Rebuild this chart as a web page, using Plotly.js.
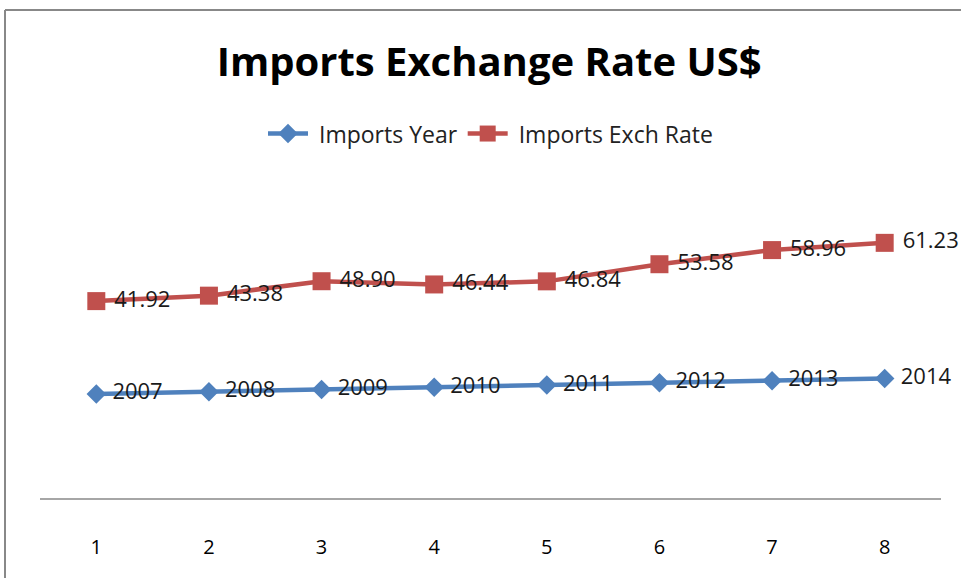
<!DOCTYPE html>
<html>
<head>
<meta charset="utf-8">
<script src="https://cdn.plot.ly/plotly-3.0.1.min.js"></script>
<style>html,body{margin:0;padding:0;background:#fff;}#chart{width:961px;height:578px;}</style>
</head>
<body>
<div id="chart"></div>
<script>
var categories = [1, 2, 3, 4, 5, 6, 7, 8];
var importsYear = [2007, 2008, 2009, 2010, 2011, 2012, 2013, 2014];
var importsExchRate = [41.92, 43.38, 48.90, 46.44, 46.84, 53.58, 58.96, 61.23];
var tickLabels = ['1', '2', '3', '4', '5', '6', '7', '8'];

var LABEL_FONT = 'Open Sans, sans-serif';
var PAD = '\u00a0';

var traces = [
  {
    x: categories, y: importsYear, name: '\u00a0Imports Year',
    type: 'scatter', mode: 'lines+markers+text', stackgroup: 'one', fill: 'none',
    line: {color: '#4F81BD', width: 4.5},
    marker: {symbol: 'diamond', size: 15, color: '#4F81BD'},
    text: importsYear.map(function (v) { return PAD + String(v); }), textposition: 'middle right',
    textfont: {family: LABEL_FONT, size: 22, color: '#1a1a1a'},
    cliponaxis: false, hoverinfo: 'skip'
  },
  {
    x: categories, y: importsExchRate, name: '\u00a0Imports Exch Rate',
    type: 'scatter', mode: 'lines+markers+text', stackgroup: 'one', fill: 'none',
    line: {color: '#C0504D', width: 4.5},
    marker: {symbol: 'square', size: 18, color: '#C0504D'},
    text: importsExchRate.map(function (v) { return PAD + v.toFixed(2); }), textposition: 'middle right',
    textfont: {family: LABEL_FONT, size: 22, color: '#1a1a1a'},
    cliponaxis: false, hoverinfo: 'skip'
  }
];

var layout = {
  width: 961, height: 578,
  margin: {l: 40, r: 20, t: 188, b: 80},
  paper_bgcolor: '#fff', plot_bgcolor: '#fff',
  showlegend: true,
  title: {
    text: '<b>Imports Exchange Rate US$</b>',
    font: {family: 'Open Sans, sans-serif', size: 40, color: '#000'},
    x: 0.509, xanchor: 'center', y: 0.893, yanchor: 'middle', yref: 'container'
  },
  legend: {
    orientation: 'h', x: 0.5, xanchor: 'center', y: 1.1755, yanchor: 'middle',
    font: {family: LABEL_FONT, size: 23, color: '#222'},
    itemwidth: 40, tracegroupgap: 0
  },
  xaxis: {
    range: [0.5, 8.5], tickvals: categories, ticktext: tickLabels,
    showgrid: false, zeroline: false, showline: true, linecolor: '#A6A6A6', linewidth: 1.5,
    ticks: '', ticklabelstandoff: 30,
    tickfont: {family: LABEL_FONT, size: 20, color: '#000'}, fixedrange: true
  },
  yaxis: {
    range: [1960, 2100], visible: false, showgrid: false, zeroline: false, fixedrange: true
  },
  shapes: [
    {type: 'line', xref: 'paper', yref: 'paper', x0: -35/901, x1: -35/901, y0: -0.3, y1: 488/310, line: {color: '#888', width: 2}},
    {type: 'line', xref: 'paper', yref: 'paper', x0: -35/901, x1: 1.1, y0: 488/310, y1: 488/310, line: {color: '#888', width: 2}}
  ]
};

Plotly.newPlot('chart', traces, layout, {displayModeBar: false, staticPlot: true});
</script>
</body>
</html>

REQUIREMENTS: Set the data above down again exactly as given, with no pictures.

OUTPUT OF THE EXERCISE:
Rebuild this chart as a web page, using Plotly.js.
<!DOCTYPE html>
<html>
<head>
<meta charset="utf-8">
<script src="https://cdn.plot.ly/plotly-3.0.1.min.js"></script>
<style>html,body{margin:0;padding:0;background:#fff;}#chart{width:961px;height:578px;}</style>
</head>
<body>
<div id="chart"></div>
<script>
var categories = [1, 2, 3, 4, 5, 6, 7, 8];
var importsYear = [2007, 2008, 2009, 2010, 2011, 2012, 2013, 2014];
var importsExchRate = [41.92, 43.38, 48.90, 46.44, 46.84, 53.58, 58.96, 61.23];
var tickLabels = ['1', '2', '3', '4', '5', '6', '7', '8'];

var LABEL_FONT = 'Open Sans, sans-serif';
var PAD = '\u00a0';

var traces = [
  {
    x: categories, y: importsYear, name: '\u00a0Imports Year',
    type: 'scatter', mode: 'lines+markers+text', stackgroup: 'one', fill: 'none',
    line: {color: '#4F81BD', width: 4.5},
    marker: {symbol: 'diamond', size: 15, color: '#4F81BD'},
    text: importsYear.map(function (v) { return PAD + String(v); }), textposition: 'middle right',
    textfont: {family: LABEL_FONT, size: 22, color: '#1a1a1a'},
    cliponaxis: false, hoverinfo: 'skip'
  },
  {
    x: categories, y: importsExchRate, name: '\u00a0Imports Exch Rate',
    type: 'scatter', mode: 'lines+markers+text', stackgroup: 'one', fill: 'none',
    line: {color: '#C0504D', width: 4.5},
    marker: {symbol: 'square', size: 18, color: '#C0504D'},
    text: importsExchRate.map(function (v) { return PAD + v.toFixed(2); }), textposition: 'middle right',
    textfont: {family: LABEL_FONT, size: 22, color: '#1a1a1a'},
    cliponaxis: false, hoverinfo: 'skip'
  }
];

var layout = {
  width: 961, height: 578,
  margin: {l: 40, r: 20, t: 188, b: 80},
  paper_bgcolor: '#fff', plot_bgcolor: '#fff',
  showlegend: true,
  title: {
    text: '<b>Imports Exchange Rate US$</b>',
    font: {family: 'Open Sans, sans-serif', size: 40, color: '#000'},
    x: 0.509, xanchor: 'center', y: 0.893, yanchor: 'middle', yref: 'container'
  },
  legend: {
    orientation: 'h', x: 0.5, xanchor: 'center', y: 1.1755, yanchor: 'middle',
    font: {family: LABEL_FONT, size: 23, color: '#222'},
    itemwidth: 40, tracegroupgap: 0
  },
  xaxis: {
    range: [0.5, 8.5], tickvals: categories, ticktext: tickLabels,
    showgrid: false, zeroline: false, showline: true, linecolor: '#A6A6A6', linewidth: 1.5,
    ticks: '', ticklabelstandoff: 30,
    tickfont: {family: LABEL_FONT, size: 20, color: '#000'}, fixedrange: true
  },
  yaxis: {
    range: [1960, 2100], visible: false, showgrid: false, zeroline: false, fixedrange: true
  },
  shapes: [
    {type: 'line', xref: 'paper', yref: 'paper', x0: -35/901, x1: -35/901, y0: -0.3, y1: 488/310, line: {color: '#888', width: 2}},
    {type: 'line', xref: 'paper', yref: 'paper', x0: -35/901, x1: 1.1, y0: 488/310, y1: 488/310, line: {color: '#888', width: 2}}
  ]
};

Plotly.newPlot('chart', traces, layout, {displayModeBar: false, staticPlot: true});
</script>
</body>
</html>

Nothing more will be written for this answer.